WHAT IS NEEDED:
Write out all the lines again, precisely as they stand, but without the images.

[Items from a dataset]

################

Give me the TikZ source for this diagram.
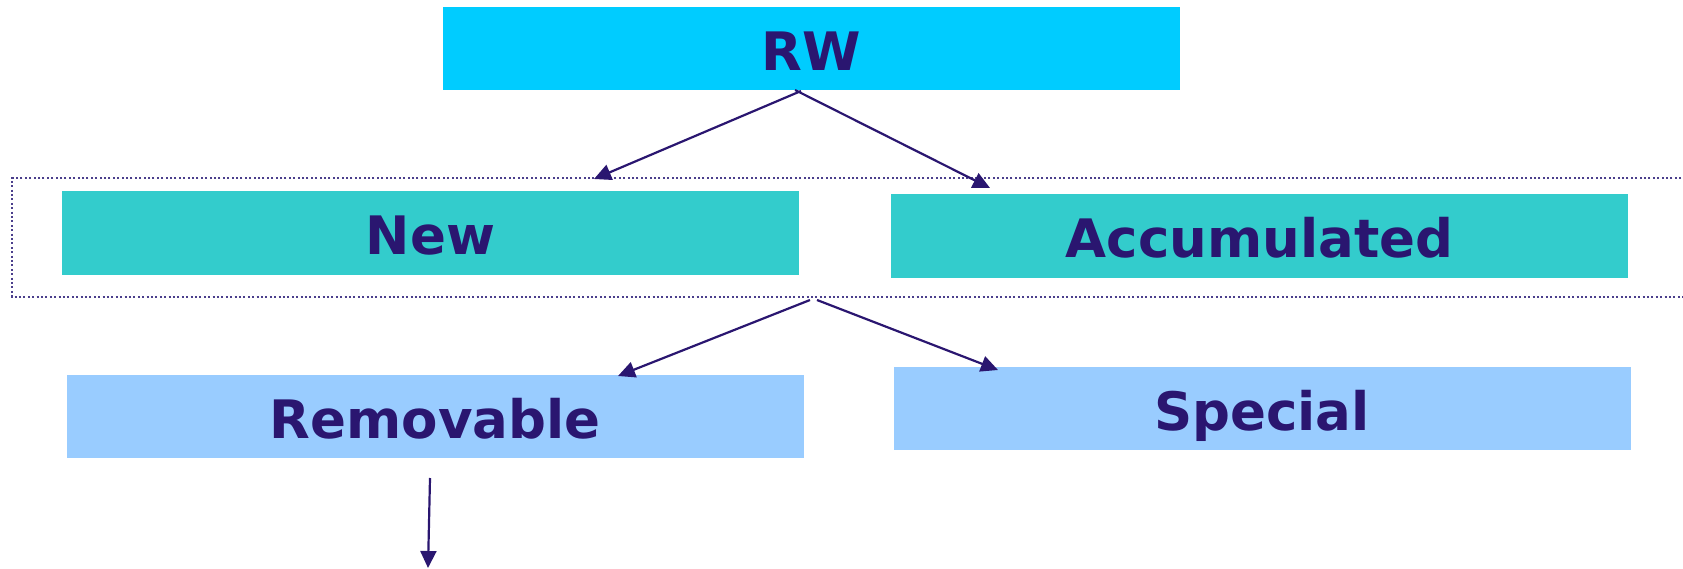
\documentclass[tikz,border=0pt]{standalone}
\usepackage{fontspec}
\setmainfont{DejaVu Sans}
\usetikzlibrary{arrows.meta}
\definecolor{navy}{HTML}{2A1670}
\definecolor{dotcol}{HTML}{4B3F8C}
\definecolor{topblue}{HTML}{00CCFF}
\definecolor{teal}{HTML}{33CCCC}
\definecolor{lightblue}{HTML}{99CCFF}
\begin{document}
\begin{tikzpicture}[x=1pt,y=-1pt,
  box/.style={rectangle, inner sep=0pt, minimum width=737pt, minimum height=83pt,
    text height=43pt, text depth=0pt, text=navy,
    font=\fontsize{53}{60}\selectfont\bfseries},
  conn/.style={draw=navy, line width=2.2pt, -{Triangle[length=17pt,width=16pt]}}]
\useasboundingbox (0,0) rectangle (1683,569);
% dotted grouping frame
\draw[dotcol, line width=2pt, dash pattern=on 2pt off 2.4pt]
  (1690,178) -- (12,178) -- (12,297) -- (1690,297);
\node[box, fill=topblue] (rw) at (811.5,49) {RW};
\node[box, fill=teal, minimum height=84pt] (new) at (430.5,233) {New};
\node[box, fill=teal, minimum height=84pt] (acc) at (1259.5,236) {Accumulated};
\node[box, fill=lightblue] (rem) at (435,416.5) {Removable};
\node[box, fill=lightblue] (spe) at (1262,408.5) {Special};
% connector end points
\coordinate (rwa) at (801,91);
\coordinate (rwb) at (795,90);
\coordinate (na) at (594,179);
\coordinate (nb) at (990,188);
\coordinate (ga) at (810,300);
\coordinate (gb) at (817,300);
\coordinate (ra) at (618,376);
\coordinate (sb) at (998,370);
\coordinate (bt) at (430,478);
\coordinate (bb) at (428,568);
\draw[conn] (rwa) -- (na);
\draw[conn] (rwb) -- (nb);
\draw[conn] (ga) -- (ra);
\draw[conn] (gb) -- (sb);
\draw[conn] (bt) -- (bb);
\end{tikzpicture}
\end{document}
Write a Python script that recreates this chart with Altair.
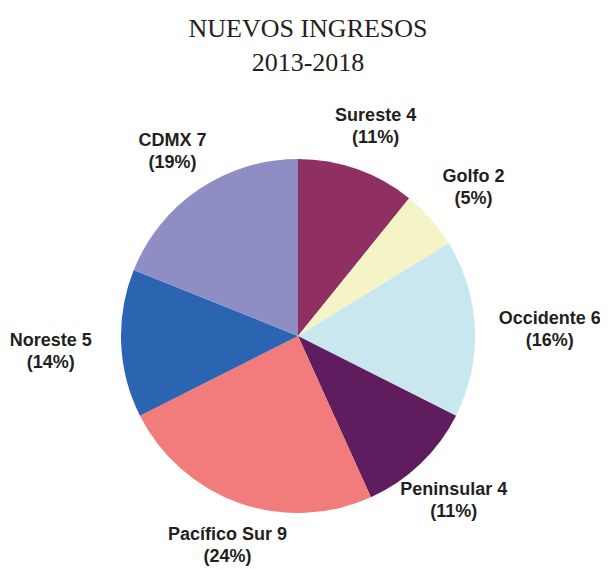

################

TASK RESULT:
Give me the TikZ source for this diagram.
\documentclass[tikz,border=0pt]{standalone}
\usepackage{fontspec}
\setmainfont{DejaVu Sans}
\usetikzlibrary{arrows.meta}
\definecolor{navy}{HTML}{2A1670}
\definecolor{dotcol}{HTML}{4B3F8C}
\definecolor{topblue}{HTML}{00CCFF}
\definecolor{teal}{HTML}{33CCCC}
\definecolor{lightblue}{HTML}{99CCFF}
\begin{document}
\begin{tikzpicture}[x=1pt,y=-1pt,
  box/.style={rectangle, inner sep=0pt, minimum width=737pt, minimum height=83pt,
    text height=43pt, text depth=0pt, text=navy,
    font=\fontsize{53}{60}\selectfont\bfseries},
  conn/.style={draw=navy, line width=2.2pt, -{Triangle[length=17pt,width=16pt]}}]
\useasboundingbox (0,0) rectangle (1683,569);
% dotted grouping frame
\draw[dotcol, line width=2pt, dash pattern=on 2pt off 2.4pt]
  (1690,178) -- (12,178) -- (12,297) -- (1690,297);
\node[box, fill=topblue] (rw) at (811.5,49) {RW};
\node[box, fill=teal, minimum height=84pt] (new) at (430.5,233) {New};
\node[box, fill=teal, minimum height=84pt] (acc) at (1259.5,236) {Accumulated};
\node[box, fill=lightblue] (rem) at (435,416.5) {Removable};
\node[box, fill=lightblue] (spe) at (1262,408.5) {Special};
% connector end points
\coordinate (rwa) at (801,91);
\coordinate (rwb) at (795,90);
\coordinate (na) at (594,179);
\coordinate (nb) at (990,188);
\coordinate (ga) at (810,300);
\coordinate (gb) at (817,300);
\coordinate (ra) at (618,376);
\coordinate (sb) at (998,370);
\coordinate (bt) at (430,478);
\coordinate (bb) at (428,568);
\draw[conn] (rwa) -- (na);
\draw[conn] (rwb) -- (nb);
\draw[conn] (ga) -- (ra);
\draw[conn] (gb) -- (sb);
\draw[conn] (bt) -- (bb);
\end{tikzpicture}
\end{document}
Write a Python script that recreates this chart with Altair.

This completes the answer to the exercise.